## Given data
+-------+

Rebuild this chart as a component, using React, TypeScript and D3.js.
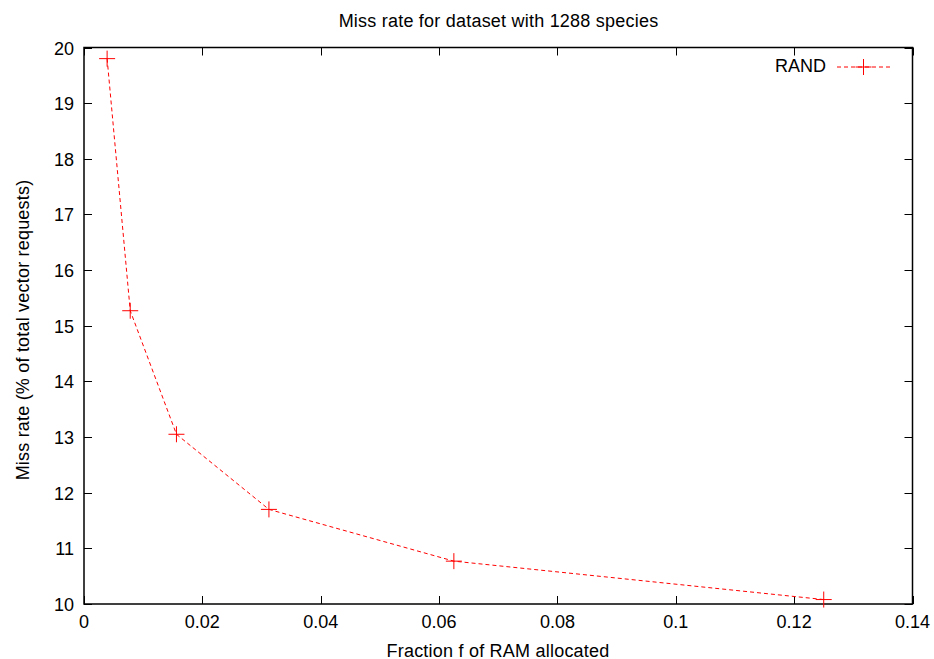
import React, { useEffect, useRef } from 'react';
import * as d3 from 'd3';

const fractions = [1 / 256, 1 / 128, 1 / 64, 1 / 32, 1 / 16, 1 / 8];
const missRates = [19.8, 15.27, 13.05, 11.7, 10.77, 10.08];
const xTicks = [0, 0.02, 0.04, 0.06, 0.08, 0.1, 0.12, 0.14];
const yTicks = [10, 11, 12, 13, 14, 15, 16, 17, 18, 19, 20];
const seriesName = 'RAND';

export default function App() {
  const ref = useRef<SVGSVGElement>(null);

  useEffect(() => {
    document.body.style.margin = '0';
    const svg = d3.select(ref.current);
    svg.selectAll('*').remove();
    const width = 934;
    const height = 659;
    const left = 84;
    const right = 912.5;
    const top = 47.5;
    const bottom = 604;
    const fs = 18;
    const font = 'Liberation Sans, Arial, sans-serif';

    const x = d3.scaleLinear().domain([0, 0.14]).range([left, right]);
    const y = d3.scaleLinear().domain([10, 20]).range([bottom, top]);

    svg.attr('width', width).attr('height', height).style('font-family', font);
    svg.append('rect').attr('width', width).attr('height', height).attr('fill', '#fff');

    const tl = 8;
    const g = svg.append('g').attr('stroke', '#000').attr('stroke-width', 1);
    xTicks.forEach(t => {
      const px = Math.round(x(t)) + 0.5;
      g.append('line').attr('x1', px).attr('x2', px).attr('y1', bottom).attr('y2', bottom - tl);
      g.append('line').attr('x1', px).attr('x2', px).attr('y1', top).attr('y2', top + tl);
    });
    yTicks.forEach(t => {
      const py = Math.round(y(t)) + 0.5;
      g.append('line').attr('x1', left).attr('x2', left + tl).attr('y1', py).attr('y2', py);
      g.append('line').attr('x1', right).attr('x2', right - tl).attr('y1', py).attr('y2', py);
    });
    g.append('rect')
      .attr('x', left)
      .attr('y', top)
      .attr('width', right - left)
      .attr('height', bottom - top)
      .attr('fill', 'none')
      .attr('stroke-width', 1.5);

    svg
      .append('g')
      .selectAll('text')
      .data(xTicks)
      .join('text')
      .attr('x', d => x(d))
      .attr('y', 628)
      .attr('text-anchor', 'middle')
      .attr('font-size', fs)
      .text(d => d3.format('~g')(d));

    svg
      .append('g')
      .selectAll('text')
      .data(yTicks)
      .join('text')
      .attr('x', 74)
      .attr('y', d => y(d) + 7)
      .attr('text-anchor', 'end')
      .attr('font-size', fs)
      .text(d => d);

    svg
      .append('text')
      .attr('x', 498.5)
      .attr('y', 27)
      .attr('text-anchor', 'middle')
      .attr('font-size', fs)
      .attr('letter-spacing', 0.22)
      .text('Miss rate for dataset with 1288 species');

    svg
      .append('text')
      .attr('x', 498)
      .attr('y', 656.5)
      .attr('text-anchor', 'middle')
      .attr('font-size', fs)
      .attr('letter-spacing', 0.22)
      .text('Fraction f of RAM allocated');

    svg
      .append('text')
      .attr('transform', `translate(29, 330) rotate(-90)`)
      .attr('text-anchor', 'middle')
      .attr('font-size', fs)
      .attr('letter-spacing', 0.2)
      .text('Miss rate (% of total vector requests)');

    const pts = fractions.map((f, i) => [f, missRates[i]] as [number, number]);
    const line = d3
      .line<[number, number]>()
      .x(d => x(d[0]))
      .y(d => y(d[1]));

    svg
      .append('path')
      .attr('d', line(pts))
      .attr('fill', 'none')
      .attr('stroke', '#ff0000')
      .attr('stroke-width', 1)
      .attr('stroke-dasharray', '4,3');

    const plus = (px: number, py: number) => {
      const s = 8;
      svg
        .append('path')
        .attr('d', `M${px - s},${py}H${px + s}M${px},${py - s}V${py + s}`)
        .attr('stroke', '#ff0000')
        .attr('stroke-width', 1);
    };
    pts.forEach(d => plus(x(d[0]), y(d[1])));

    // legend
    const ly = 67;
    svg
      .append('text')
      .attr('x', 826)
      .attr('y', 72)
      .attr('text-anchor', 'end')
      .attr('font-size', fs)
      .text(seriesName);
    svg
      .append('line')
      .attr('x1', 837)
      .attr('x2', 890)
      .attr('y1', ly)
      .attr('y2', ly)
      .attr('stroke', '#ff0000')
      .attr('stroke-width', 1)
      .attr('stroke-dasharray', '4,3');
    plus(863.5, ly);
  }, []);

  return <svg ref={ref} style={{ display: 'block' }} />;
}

+-------+

## To do
Your task is to return the lines above, from the first one up to and including the line containing "import * as d3 from 'd3';", minus any pictures.

## Written response
Rebuild this chart as a component, using React, TypeScript and D3.js.
import React, { useEffect, useRef } from 'react';
import * as d3 from 'd3';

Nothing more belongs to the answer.